If you have old car tires hanging around in the garage put them to work growing vegetables. Remove the center hub and just use the rubber tire itself.
The tires make handy plant containers and are easy to place out in the garden. Use a single tire or stack them for height. The tires can last quite a few seasons and done the right way, can be a very attractive addition to your garden.
Here are a couple of ideas to get started with growing vegetables in tires.
Grow Potatoes In Old Tires
Lay a tire horizontally on the top of the ground. It’s not necessary to cultivate the ground before doing this. If grass is growing where you lay the tire, cover the grass with a one inch thick layer of newspaper.
Mix garden soil with equal amounts compost or organic material. Fill the center of the car tire with the mixture. There is no need to pack the insides of the tire tubes with soil.

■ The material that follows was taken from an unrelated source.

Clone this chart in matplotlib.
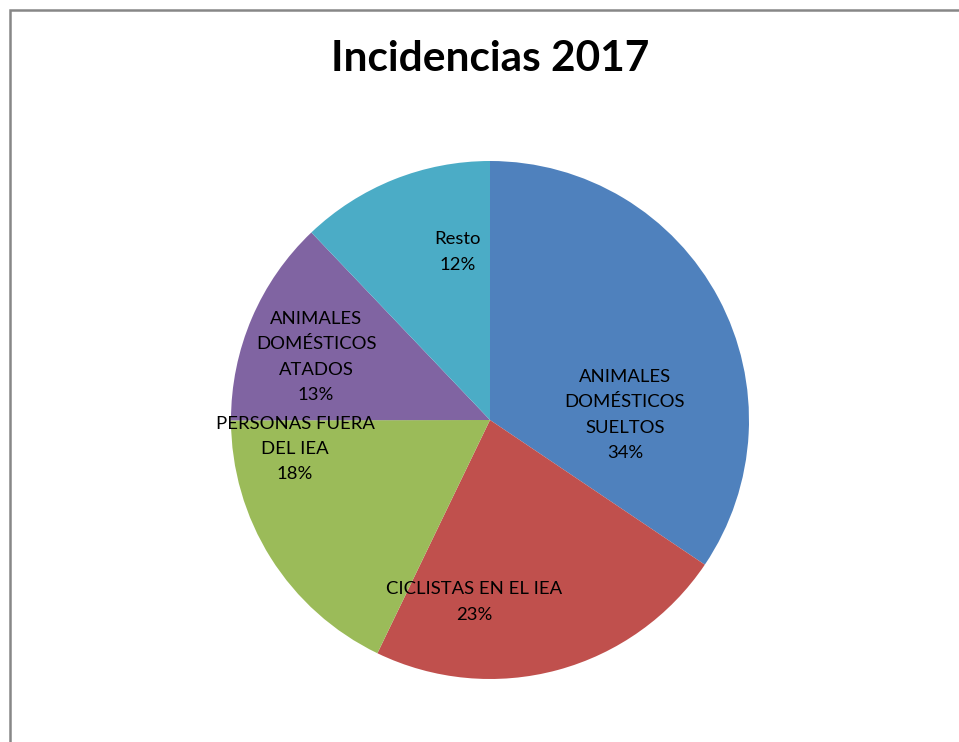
import matplotlib.pyplot as plt
from matplotlib.patches import Rectangle

plt.rcParams['font.family'] = ['Lato', 'DejaVu Sans']

categorias = ["ANIMALES\nDOMÉSTICOS\nSUELTOS", "CICLISTAS EN EL IEA", "PERSONAS FUERA\nDEL IEA",
              "ANIMALES\nDOMÉSTICOS\nATADOS", "Resto"]
valores = [34.4, 22.7, 17.8, 12.9, 12.1]
colores = ["#4F81BD", "#C0504D", "#9BBB59", "#8064A2", "#4BACC6"]

# posiciones de las etiquetas (px de la imagen)
pos_etiquetas = [(625, 415), (474, 602), (295, 449), (316, 357), (458, 252)]

W, H = 959, 742
fig = plt.figure(figsize=(W / 100, H / 100), dpi=100)
ax = fig.add_axes([0, 0, 1, 1])

# marco del grafico
ax.add_patch(Rectangle((10, -20), W + 20, H - 10 + 20, fill=False, edgecolor='#878787', linewidth=1.8))

ax.pie(valores, colors=colores, startangle=90, counterclock=False,
       center=(490, H - 420), radius=259, frame=True)
ax.set_xlim(0, W)
ax.set_ylim(0, H)
ax.set_aspect('equal')
ax.axis('off')

total = sum(valores)
for cat, v, (x, y) in zip(categorias, valores, pos_etiquetas):
    ax.text(x, H - y, cat + "\n" + str(round(v / total * 100)) + "%", ha='center', va='center',
            fontsize=13.3, linespacing=1.7, color='black')

ax.text(490, H - 59, "Incidencias 2017", ha='center', va='center', fontsize=30.5, fontweight='bold')

plt.savefig('out.png', dpi=100)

Enough should spread out from the center of the tire to do the job.
Plant three seed potatoes in the soil, about an inch below the soil surface in the center of the tire. Water until the soil is completely wet.
Add another tire on top of the first one when the potato has sprouted and is 8 inches tall. Fill that tire with more of the soil mixture.
Potatoes form on the stem area that is underground. Burying the stem by adding a tire and filling it with soil means more potatoes will be formed. Continue adding additional tires as the potato grows until the stack is four or five tires high.
It is important to keep the water up, so if there is less than an inch of rainfall per week, they must be watered.
Harvest the potatoes when the plant has blossomed, the leaves turn yellow and start to wither. That’s when the potatoes are ready.
To get the potatoes, remove the tires one by one and search through the soil with a hand shovel.
If you want to try a few different varieties of potatoes, build several tire stacks the same way.
Stacked Vegetable Tire Planter
Place three tires horizontally on the ground. Over a period of time, fill with composting materials. One third green matter such as grass clippings, one third brown matter such as dead leaves and one third kitchen refuse like vegetable peelings, coffee grinds and tea bags. Water well as you go so all the ingredients are lightly moistened.
It may take several weeks to get enough composting material to do fill the tires.When the first three have been filled with compost material, add two more tires on top. Now fill the top two tires with a mixture of garden soil and compost.
Plant vegetables into the top tires that prefer rich soil and vine or trail such as cucumbers, melons and tomatoes. The stack of tires gives the vines room to grow down instead of spreading out on the ground. The compost in the bottom adds lots of organic material and provides perfect growing conditions.